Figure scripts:
☆ ☆ ☆ ☆
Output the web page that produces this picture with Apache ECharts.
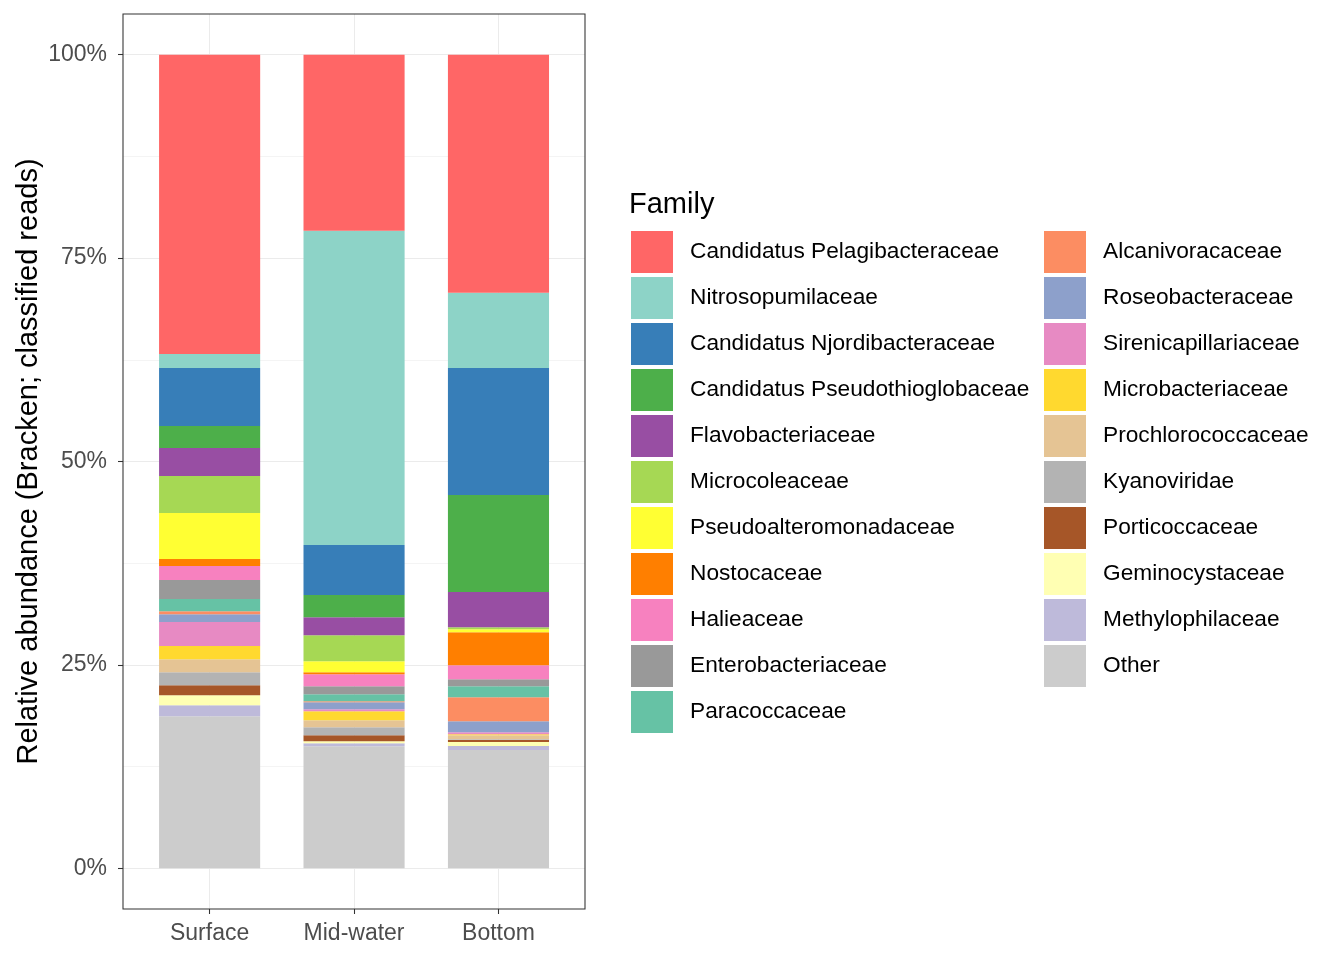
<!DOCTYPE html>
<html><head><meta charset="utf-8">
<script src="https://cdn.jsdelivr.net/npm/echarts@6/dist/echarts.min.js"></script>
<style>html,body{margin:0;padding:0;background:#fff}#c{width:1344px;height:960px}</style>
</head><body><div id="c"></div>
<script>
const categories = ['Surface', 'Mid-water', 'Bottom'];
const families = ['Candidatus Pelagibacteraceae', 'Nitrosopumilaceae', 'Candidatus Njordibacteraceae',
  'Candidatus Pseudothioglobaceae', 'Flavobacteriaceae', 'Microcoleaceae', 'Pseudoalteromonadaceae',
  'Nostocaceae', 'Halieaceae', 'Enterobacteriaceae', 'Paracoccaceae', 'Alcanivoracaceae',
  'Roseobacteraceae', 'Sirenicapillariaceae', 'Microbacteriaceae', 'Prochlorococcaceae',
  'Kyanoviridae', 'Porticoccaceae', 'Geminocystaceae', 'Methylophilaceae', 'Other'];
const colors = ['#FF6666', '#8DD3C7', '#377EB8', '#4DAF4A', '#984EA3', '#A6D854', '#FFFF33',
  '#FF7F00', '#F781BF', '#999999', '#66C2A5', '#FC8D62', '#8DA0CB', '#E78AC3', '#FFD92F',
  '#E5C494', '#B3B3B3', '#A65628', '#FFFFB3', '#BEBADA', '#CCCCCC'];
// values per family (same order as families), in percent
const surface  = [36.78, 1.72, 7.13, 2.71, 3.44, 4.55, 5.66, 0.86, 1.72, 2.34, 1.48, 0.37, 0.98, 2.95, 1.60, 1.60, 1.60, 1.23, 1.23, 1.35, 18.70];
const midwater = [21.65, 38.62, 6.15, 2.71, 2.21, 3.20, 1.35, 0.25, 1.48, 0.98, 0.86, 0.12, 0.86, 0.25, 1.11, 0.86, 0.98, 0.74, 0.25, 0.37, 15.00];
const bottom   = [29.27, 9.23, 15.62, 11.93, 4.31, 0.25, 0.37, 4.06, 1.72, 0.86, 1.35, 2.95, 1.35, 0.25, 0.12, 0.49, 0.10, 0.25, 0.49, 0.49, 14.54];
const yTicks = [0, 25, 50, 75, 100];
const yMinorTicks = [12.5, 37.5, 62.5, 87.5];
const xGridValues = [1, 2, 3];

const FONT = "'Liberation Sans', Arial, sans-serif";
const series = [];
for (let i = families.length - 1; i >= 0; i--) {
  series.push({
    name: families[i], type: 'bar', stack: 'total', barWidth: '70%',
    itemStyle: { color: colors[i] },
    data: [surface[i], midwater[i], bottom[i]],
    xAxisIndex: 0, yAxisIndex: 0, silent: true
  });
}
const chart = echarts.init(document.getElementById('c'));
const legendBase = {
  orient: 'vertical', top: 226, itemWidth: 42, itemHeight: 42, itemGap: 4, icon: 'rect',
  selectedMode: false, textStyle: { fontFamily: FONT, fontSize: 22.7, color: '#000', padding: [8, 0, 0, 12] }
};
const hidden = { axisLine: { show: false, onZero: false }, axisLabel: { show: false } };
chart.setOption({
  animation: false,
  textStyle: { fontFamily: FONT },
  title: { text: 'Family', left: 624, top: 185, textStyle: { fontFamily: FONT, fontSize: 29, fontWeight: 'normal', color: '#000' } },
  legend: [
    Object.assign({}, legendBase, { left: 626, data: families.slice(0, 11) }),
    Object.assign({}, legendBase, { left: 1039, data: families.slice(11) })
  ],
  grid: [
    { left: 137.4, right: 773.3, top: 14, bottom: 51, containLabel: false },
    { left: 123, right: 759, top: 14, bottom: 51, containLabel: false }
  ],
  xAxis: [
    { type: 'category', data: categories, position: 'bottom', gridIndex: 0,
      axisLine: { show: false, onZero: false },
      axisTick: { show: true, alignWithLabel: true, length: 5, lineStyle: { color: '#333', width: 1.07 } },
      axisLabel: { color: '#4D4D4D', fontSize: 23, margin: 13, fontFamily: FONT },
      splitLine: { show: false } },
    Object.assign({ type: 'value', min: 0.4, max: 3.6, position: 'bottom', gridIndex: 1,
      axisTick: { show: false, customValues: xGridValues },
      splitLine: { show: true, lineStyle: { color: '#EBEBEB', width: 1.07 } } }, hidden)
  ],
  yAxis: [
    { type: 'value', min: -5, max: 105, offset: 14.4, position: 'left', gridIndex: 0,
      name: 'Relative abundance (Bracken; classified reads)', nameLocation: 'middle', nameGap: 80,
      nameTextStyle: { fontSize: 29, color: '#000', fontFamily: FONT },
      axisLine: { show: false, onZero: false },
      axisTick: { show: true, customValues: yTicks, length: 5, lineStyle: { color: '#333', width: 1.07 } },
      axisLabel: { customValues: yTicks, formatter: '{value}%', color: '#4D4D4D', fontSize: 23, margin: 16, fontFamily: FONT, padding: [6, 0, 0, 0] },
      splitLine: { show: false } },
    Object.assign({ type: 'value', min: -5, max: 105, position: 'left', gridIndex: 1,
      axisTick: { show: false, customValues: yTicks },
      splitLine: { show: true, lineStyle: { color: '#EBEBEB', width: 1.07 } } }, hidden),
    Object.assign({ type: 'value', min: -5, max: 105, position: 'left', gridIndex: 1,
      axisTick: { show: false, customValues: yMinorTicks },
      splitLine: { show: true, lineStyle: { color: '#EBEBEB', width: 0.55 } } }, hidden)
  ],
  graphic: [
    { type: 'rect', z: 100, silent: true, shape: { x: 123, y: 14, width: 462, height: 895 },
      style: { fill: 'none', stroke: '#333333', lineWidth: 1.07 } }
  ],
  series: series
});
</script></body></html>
☆ ☆ ☆ ☆
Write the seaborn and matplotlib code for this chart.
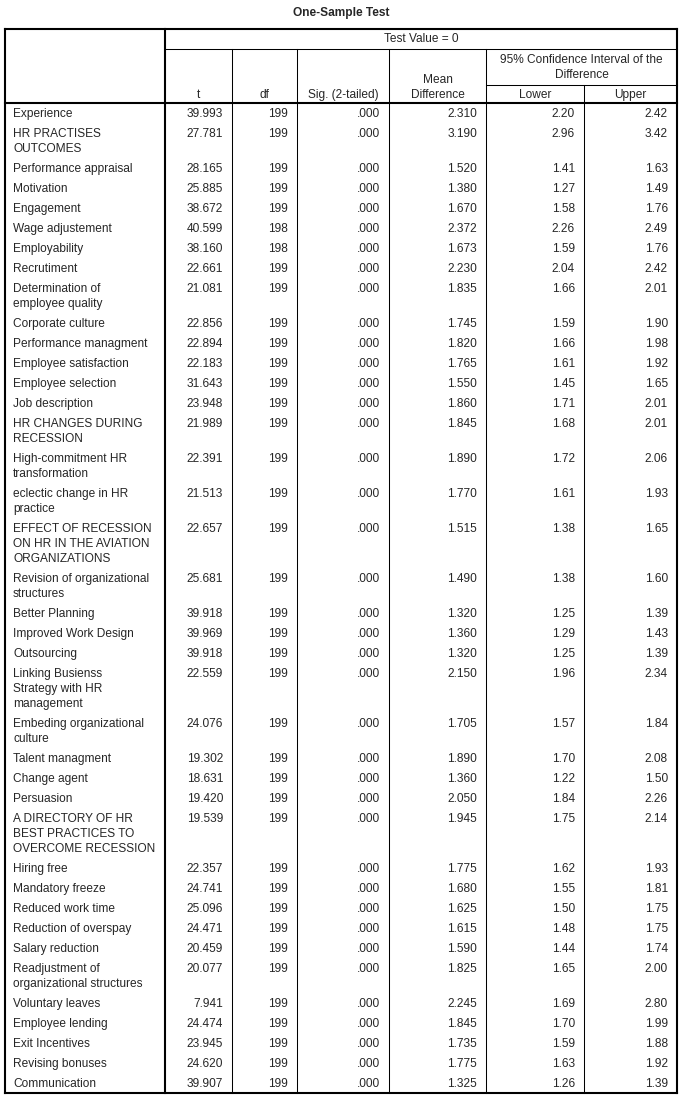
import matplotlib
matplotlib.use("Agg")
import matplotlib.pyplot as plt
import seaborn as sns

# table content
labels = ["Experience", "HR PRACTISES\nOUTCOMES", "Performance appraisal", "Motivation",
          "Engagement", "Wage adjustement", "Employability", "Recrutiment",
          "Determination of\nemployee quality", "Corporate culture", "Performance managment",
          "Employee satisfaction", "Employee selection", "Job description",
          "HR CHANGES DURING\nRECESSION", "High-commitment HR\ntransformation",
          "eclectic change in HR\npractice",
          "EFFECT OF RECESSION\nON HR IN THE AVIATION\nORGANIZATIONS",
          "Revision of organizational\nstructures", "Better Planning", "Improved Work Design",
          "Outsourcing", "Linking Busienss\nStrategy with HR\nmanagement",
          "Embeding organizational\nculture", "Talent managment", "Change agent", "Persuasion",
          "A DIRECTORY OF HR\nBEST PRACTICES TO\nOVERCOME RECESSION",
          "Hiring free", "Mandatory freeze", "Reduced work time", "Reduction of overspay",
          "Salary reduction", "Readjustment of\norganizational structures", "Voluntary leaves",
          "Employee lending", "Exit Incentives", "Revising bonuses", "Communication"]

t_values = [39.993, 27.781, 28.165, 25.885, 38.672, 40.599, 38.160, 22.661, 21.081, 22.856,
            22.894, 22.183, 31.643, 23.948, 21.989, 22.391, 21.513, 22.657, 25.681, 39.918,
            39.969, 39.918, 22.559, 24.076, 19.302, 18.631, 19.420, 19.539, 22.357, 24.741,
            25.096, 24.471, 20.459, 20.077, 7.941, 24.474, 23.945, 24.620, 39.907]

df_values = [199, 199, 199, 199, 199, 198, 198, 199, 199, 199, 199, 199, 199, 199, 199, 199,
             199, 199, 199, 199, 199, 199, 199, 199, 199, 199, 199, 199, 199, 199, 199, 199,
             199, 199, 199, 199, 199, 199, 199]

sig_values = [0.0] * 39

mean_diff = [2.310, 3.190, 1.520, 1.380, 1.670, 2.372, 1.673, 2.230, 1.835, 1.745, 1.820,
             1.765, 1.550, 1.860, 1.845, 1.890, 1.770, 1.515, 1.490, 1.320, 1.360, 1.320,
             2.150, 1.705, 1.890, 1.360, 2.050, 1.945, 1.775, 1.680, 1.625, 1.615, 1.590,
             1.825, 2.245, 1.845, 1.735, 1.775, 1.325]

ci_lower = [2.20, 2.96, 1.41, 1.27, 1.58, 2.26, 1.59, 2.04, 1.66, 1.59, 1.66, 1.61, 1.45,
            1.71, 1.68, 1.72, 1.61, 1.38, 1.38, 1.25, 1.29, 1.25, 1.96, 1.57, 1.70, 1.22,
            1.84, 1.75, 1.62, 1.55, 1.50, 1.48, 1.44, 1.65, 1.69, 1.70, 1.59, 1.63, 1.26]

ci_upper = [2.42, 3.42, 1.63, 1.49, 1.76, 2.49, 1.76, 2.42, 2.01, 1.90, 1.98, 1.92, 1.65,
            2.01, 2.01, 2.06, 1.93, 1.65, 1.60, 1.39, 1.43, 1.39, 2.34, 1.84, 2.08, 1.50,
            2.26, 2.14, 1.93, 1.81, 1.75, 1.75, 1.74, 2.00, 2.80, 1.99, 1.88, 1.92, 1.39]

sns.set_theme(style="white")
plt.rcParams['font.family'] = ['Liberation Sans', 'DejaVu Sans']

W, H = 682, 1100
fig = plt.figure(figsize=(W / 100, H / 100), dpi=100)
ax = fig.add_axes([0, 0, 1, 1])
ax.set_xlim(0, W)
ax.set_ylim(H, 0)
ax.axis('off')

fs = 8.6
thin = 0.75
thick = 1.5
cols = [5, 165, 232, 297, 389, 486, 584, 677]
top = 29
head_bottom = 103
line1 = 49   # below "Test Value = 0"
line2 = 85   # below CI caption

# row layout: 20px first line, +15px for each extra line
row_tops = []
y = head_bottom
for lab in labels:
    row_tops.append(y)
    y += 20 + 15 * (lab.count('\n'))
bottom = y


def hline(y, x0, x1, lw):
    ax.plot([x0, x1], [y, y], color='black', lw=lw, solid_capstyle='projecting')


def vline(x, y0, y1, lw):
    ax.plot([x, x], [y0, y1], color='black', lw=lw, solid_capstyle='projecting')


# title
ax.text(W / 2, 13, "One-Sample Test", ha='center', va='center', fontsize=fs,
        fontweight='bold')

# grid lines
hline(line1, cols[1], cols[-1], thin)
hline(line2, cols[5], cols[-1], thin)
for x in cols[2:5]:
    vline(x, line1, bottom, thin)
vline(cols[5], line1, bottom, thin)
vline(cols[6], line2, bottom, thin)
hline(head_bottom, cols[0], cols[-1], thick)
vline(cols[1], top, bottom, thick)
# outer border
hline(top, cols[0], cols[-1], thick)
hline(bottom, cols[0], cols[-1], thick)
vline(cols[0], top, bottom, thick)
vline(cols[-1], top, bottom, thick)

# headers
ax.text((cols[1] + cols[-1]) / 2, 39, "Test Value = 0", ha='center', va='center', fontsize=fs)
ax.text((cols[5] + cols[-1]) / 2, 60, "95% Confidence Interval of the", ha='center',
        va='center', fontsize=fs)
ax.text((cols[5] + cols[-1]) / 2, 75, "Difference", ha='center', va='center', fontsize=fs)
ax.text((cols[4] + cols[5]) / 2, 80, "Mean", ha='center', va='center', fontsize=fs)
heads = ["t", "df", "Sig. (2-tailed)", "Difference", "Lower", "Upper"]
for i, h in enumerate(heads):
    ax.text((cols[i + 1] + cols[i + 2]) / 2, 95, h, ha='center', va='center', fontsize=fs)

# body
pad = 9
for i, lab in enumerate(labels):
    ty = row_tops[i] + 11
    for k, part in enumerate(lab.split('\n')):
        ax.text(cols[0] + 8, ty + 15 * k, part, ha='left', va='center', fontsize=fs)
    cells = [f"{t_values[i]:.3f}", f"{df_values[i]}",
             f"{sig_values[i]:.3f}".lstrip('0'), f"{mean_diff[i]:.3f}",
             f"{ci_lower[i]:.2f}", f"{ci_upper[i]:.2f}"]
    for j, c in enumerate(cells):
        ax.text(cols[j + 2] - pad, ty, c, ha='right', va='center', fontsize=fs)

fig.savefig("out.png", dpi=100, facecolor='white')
☆ ☆ ☆ ☆
▶ Given task
The lines you need run from the one containing "Write the seaborn" down to the one containing "import seaborn as sns"; print them exactly, both ends included, and leave out pictures.

▶ Solution
Write the seaborn and matplotlib code for this chart.
import matplotlib
matplotlib.use("Agg")
import matplotlib.pyplot as plt
import seaborn as sns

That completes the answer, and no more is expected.